One of United States’ ingenious contriving, the SBX-1 – Sea-Based X Band Radar – is an offshore radar which operates at the high seas. Unlike the conventional ship radars, the X-band radar is a movable, self-propelled radar system, specifically built in order to successfully pinpoint, avert and stop any attacks or threats coming towards the country.
The radar was specifically built by Boeing according to the specifications of the federal Ballistic Missile Defense System and is placed atop a Norwegian semi-submersible.
The main reason for the development of mobile radars was to ensure that the radar systems could be transported along the US waters to any region anticipating any international terror attacks.
Concept Development: Radars at Sea
The concept initiation of the ingenious radar at the sea started in the early 2000s when Boeing was given a US$ 1.3 million undertaking to begin work on the offshore radar. The very next year the required semi-submersible was procured and re-fitted in order to successfully place the radar over it. Various officials of the MDA – Missile Development Authority – the chief authority behind the concept of the X-band radars were actively present while the re-fitting was carried out.
The christened naval title for the radar is also mainly because of its intended area of operation. In entirety, the vessel took about three years to get completed from its planning stages and was officially put into operation in the year 2005.
Though the radar was developed to cater to the requirements of the Ballistic Missile Defence System (BMDS), for all practical purposes it is under the direct chain of command of the system’s GMD domain where GMD refers to Ground-based Midcourse Defense. Overall in terms of maintenance, the radar is under the authority of MDA while the semi-sub itself is under the command of MSC – Military Sea-lift Command.
- The semi-sub atop which the radar is placed measures 389 feet lengthwise, 238 feet breadth wise with a draught of 33 feet
- Accommodation facilities are for a 87-member crew including both technical and non-technical staff
- Maximum speed offered is nine knots with a maximum fuel and supply endurance of two months
- Along with the offshore radar, the semi-sub also boasts of several other state-of-the-art communication systems and a helipad
- The semi-sub is a dual-hulled vessel and can be deployed in any oceanic area in any kind of weather condition
In terms of the X-band radars, they are well-advanced as compared to their contemporary peers. Along with detecting the presence of any approaching missile, the radar will be specifically used to target whether any approaching object is a missile or not. Thus more than functioning as a radar system for narrowing missiles, the mobile radars system will scope out the target for the concerned military, naval and air force authorities. Alternatively if a threat has been identified and narrowed down, then based on the directives issued by the GMD, the radar is also equipped to counter-attack the approaching missiles and take them down.
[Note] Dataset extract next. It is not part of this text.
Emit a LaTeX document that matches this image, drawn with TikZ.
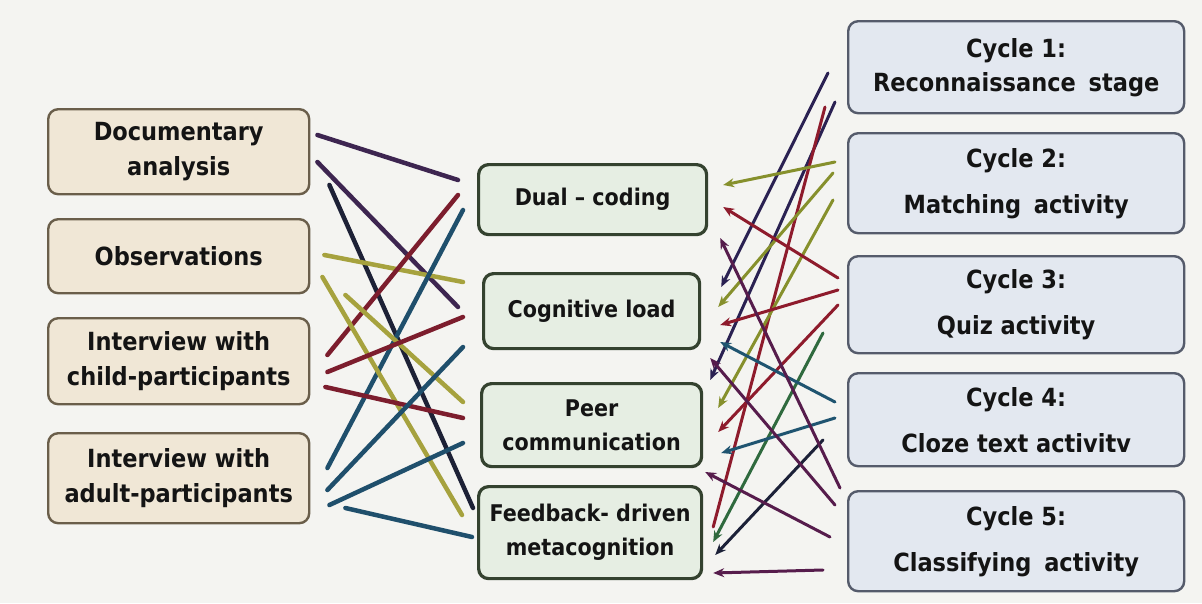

Architecturally, the radar base is octangular with the radar dome measuring over 100 feet both height and diameter wise. The radar dome itself is made of a synthetic textile and is resistant to gales and stormy winds at sea. The overall architecture was sub-contracted to Raytheon who oversaw the radar system’s constructional and trialling processes.
Through the sea-based X-band radar, the US federal government has strove to prioritise its coastal and national security. Keeping in mind the aspect of national security, it wouldn’t be wrong to assume that the various nations in the globe would be working to develop such a technology in the better interests of their nation and its people.